PROBLEM TO SOLVE | Beneath this line are entries. Copy the range from the line with "Output the component" to the line with "Chart.register(...registerables);", ends included, exactly; leave pictures out.

INFORMATION PROVIDED |

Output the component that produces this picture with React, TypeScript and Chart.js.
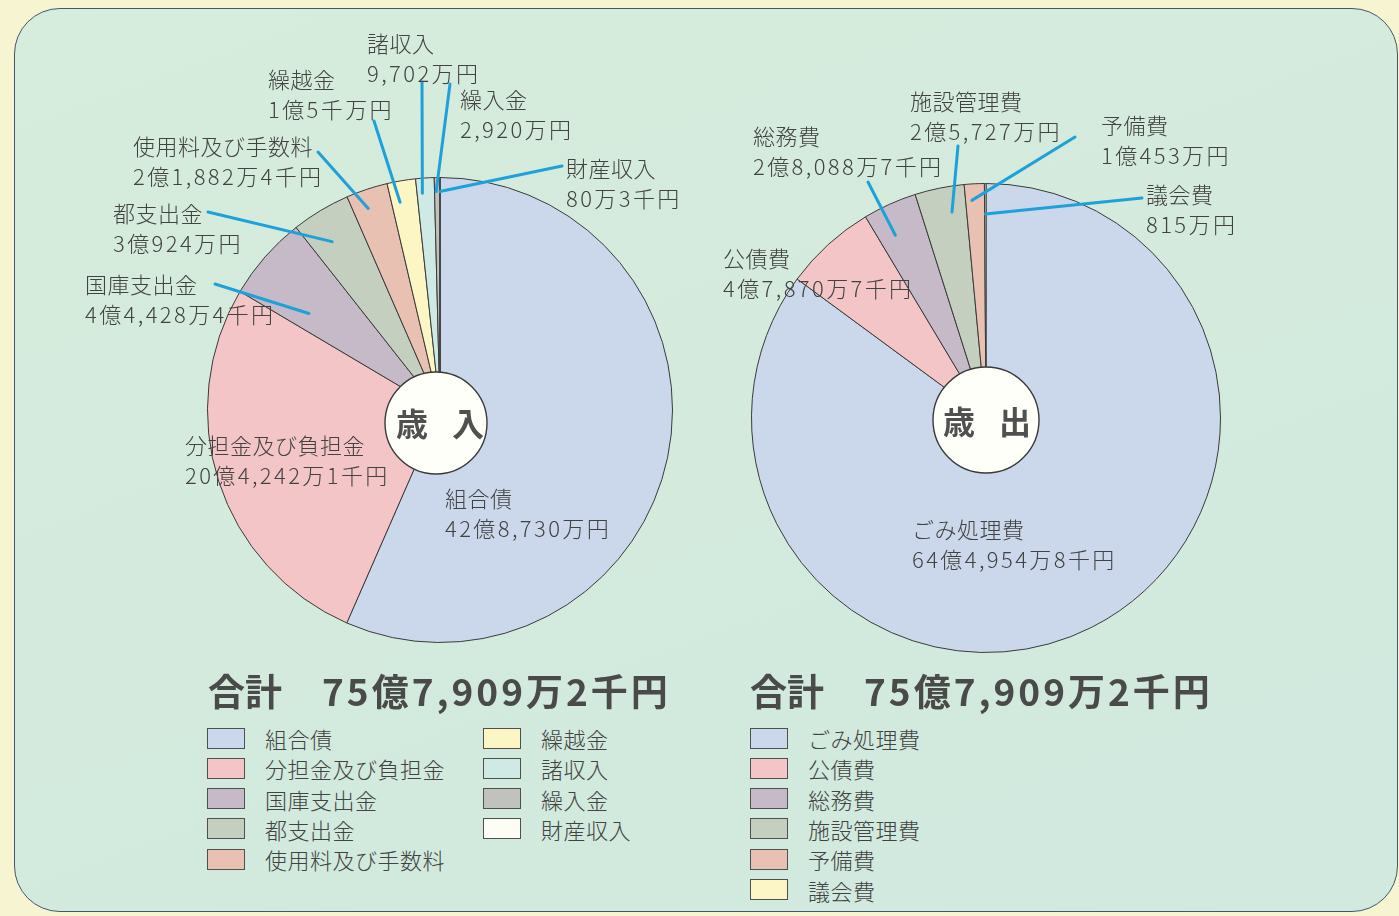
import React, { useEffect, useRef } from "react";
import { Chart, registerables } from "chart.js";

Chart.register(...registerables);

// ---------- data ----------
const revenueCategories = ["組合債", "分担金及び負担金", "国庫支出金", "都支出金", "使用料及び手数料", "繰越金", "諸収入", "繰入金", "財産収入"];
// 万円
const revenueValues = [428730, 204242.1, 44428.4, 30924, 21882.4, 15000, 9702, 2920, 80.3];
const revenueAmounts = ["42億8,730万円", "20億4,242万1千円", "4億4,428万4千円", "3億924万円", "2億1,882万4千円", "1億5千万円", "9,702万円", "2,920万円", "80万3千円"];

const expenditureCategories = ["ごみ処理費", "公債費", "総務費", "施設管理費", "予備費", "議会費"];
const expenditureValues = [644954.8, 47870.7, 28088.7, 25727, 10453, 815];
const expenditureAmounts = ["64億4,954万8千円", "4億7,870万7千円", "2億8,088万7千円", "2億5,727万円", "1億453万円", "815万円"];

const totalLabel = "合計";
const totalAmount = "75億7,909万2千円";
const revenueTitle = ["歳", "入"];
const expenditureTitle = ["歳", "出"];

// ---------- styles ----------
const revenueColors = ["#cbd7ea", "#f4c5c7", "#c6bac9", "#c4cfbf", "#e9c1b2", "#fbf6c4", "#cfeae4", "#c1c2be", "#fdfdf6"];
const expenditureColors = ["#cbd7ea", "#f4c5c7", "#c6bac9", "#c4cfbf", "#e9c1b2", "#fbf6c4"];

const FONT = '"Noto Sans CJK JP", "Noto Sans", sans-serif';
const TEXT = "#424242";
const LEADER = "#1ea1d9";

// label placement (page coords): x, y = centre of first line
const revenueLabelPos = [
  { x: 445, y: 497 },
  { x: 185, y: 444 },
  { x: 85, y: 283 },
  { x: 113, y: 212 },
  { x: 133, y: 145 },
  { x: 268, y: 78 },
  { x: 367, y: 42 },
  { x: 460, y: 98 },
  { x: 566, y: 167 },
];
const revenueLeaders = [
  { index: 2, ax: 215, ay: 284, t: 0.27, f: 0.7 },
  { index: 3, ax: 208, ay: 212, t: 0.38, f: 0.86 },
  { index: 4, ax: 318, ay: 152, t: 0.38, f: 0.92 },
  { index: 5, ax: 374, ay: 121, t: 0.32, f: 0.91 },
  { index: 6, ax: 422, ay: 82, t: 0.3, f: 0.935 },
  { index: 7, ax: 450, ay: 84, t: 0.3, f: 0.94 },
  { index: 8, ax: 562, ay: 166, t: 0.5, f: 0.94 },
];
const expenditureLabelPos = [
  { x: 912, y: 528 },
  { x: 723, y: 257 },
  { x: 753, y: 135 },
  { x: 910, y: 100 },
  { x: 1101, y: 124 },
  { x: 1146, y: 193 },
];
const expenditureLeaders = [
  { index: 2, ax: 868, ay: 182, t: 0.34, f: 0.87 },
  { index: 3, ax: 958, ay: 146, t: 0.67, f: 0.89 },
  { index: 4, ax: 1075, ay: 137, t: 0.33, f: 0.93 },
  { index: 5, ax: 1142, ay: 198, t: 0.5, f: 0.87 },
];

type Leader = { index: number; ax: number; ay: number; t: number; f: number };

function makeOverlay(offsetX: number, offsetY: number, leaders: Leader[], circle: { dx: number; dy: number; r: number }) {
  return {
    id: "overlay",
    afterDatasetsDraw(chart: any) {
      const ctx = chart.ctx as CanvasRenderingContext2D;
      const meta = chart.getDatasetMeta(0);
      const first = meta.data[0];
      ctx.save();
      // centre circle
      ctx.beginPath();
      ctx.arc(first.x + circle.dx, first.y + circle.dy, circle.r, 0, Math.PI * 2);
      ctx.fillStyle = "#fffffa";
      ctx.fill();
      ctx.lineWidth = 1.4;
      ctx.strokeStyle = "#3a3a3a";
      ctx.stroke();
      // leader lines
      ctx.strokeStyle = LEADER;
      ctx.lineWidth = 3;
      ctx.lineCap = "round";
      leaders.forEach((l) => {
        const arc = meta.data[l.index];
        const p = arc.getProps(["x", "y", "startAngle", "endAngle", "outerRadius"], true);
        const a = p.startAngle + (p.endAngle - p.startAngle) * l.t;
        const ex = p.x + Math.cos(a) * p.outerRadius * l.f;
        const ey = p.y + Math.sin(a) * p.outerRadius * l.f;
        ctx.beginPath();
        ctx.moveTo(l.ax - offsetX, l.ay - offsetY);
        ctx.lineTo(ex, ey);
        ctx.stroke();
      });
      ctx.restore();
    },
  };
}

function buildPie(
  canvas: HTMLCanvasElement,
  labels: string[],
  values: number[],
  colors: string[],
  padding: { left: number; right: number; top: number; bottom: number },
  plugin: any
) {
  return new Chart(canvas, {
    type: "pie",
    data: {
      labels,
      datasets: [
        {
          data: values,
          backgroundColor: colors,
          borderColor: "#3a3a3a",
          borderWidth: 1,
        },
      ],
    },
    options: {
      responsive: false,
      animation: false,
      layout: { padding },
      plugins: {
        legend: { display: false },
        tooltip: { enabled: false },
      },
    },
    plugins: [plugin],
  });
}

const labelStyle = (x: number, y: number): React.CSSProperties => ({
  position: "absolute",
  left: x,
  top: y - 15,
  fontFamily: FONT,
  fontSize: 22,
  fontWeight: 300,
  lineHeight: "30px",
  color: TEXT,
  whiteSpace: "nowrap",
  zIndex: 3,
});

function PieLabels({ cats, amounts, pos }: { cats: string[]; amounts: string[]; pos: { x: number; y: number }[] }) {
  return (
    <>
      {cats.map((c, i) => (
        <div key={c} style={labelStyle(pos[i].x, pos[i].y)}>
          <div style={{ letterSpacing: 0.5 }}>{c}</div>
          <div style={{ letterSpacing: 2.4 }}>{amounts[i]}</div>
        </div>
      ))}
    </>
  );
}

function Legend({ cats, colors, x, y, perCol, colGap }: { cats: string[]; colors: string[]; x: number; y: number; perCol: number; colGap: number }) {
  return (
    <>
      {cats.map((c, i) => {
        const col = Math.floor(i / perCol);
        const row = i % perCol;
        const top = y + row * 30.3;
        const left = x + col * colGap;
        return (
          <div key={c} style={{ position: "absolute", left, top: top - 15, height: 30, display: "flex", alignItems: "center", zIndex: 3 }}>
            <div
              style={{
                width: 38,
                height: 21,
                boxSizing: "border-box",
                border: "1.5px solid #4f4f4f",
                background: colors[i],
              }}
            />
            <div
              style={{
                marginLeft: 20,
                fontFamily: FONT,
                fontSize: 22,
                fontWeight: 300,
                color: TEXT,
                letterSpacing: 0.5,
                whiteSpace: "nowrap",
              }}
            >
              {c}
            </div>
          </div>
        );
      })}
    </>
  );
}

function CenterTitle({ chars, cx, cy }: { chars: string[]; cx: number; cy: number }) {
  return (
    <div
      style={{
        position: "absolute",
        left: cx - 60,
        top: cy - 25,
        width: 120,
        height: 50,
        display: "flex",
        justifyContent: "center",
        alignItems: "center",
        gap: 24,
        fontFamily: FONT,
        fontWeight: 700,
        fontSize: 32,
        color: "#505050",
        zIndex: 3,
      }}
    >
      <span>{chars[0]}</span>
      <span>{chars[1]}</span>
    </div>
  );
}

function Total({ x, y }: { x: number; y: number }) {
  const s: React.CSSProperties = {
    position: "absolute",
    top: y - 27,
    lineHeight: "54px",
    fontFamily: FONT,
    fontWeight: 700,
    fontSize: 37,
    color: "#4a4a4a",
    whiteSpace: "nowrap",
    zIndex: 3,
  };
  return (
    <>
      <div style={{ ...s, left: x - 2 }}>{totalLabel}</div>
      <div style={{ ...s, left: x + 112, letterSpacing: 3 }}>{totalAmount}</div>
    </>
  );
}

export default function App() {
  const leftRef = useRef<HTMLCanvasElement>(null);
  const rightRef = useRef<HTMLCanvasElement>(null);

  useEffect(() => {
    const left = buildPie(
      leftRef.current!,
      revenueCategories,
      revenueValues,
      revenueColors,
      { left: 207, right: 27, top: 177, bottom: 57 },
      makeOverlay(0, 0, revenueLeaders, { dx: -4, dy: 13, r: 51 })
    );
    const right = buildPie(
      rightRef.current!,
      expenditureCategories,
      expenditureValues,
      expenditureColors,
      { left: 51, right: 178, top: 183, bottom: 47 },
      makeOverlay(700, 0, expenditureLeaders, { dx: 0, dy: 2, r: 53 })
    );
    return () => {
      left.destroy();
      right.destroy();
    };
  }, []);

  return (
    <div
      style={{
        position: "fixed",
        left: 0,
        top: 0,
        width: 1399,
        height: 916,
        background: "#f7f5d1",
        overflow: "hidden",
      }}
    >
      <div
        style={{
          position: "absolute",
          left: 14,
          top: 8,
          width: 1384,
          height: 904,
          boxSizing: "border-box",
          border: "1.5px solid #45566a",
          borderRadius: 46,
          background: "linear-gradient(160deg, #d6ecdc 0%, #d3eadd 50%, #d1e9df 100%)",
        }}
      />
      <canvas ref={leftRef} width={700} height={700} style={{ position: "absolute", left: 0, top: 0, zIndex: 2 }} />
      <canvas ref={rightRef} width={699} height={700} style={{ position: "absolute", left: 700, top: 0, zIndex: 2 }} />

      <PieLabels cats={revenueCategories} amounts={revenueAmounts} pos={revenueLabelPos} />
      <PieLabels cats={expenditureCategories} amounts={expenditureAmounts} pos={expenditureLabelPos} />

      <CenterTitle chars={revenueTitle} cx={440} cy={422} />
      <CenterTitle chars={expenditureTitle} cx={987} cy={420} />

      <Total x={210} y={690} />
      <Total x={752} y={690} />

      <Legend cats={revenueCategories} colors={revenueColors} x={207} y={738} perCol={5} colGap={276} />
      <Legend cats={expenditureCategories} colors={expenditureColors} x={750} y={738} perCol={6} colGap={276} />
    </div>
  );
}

---

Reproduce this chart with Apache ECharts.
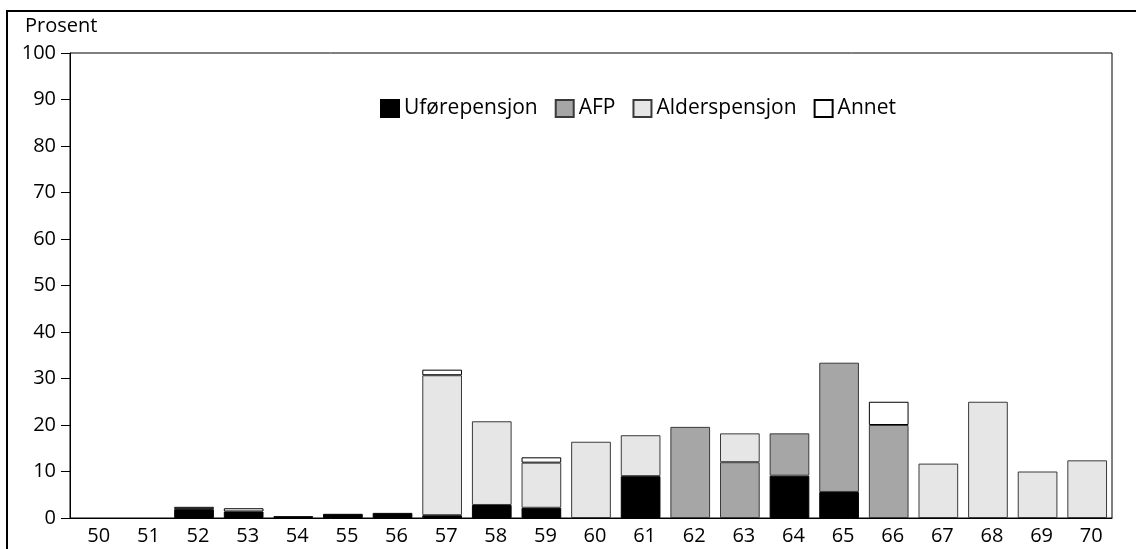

...

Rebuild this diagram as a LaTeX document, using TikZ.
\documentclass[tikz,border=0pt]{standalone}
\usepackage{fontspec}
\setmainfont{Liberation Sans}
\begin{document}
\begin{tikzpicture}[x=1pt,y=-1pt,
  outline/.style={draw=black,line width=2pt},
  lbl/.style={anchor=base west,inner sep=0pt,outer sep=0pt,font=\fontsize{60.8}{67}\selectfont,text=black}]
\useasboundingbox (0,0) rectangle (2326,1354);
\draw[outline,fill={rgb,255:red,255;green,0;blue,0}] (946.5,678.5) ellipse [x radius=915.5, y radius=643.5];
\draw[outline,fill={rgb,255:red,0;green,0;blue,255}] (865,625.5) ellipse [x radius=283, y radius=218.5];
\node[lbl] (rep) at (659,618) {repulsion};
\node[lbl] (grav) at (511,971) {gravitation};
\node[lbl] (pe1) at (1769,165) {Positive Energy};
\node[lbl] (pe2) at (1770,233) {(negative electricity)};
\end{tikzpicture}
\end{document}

EXERCISE RESPONSE |
Output the component that produces this picture with React, TypeScript and Chart.js.
import React, { useEffect, useRef } from "react";
import { Chart, registerables } from "chart.js";

Chart.register(...registerables);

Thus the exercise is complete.